| Written problem |
Return all lines where the word "this" can be found.

## begin

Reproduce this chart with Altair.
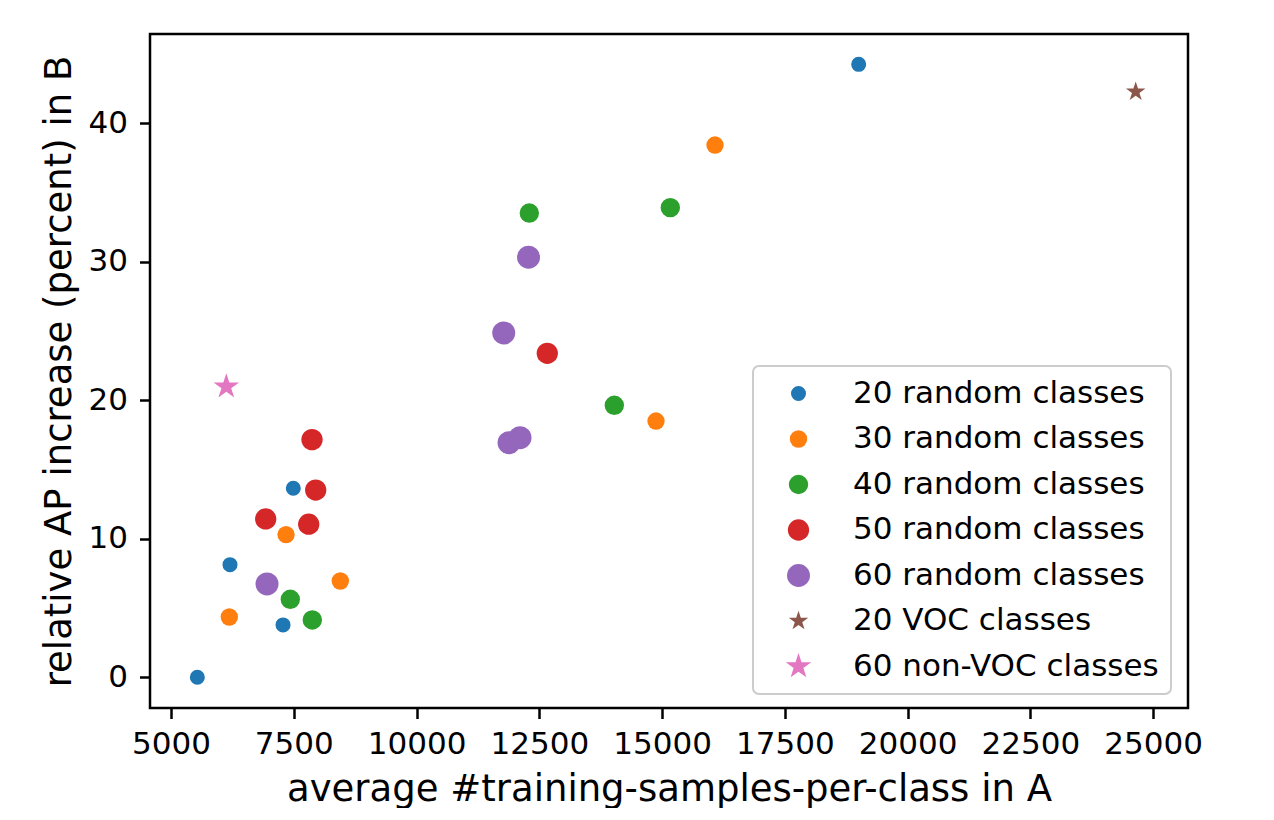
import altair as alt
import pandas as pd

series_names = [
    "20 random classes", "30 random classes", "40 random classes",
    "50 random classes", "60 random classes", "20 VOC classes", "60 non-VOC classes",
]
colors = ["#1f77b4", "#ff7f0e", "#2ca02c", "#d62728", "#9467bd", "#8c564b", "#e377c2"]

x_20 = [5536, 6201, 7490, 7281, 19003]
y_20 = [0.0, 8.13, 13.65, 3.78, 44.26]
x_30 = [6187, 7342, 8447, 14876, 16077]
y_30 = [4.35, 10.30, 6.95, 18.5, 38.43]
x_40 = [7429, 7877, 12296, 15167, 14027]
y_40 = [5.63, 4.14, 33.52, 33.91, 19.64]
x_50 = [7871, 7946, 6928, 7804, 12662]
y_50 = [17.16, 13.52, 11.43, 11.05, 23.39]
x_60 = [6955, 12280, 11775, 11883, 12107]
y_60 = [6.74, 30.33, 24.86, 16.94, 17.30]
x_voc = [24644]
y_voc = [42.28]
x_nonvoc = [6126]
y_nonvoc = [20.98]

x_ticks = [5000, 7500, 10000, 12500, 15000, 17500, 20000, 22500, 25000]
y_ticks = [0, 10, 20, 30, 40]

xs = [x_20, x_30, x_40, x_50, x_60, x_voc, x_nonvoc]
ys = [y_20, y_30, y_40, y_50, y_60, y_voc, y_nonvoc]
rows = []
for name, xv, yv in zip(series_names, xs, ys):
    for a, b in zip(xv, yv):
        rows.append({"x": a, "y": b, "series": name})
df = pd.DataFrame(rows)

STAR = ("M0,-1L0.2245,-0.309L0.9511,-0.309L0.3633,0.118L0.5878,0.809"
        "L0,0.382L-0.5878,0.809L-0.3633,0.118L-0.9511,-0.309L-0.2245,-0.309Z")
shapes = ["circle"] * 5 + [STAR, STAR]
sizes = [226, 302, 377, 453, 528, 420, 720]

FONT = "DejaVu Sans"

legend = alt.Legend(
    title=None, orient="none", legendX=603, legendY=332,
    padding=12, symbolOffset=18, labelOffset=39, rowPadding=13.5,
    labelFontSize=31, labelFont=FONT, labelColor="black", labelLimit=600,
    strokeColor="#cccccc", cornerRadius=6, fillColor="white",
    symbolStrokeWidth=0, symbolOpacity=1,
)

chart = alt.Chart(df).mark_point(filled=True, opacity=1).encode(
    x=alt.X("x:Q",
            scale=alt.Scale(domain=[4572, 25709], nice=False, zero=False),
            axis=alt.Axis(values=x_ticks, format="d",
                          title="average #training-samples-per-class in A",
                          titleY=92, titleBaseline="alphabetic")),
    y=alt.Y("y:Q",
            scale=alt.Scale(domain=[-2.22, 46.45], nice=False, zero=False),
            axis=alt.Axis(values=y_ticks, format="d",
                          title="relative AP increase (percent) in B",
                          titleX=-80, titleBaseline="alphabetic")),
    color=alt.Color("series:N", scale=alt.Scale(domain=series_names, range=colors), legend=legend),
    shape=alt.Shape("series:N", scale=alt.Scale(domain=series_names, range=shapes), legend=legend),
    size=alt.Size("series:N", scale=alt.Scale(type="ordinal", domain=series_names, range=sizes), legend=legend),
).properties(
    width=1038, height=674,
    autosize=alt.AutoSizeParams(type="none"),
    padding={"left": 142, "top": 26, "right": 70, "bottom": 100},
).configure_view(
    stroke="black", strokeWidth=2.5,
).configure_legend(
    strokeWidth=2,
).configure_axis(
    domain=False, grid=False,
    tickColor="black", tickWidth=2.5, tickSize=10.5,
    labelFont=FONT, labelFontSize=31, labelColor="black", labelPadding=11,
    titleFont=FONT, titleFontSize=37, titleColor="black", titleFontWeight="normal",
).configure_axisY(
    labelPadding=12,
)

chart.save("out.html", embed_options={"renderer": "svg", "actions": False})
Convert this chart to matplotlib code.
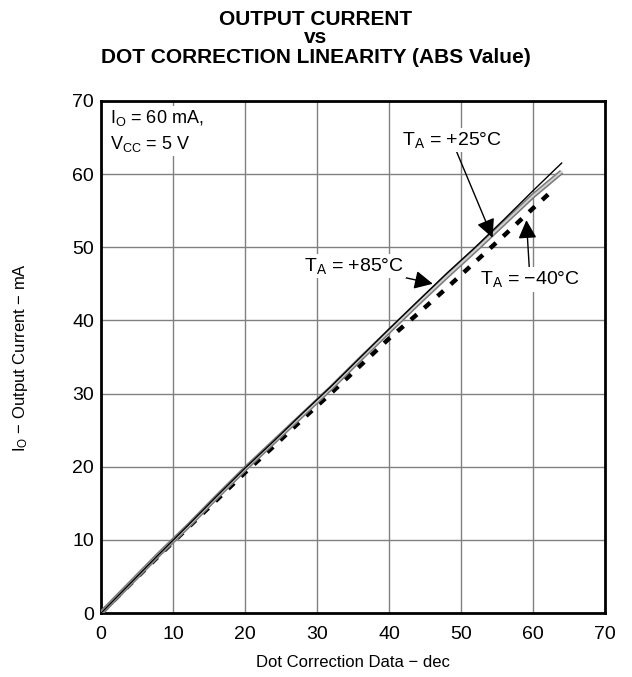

## end

| Reply to the task |
Reproduce this chart with Altair.
Convert this chart to matplotlib code.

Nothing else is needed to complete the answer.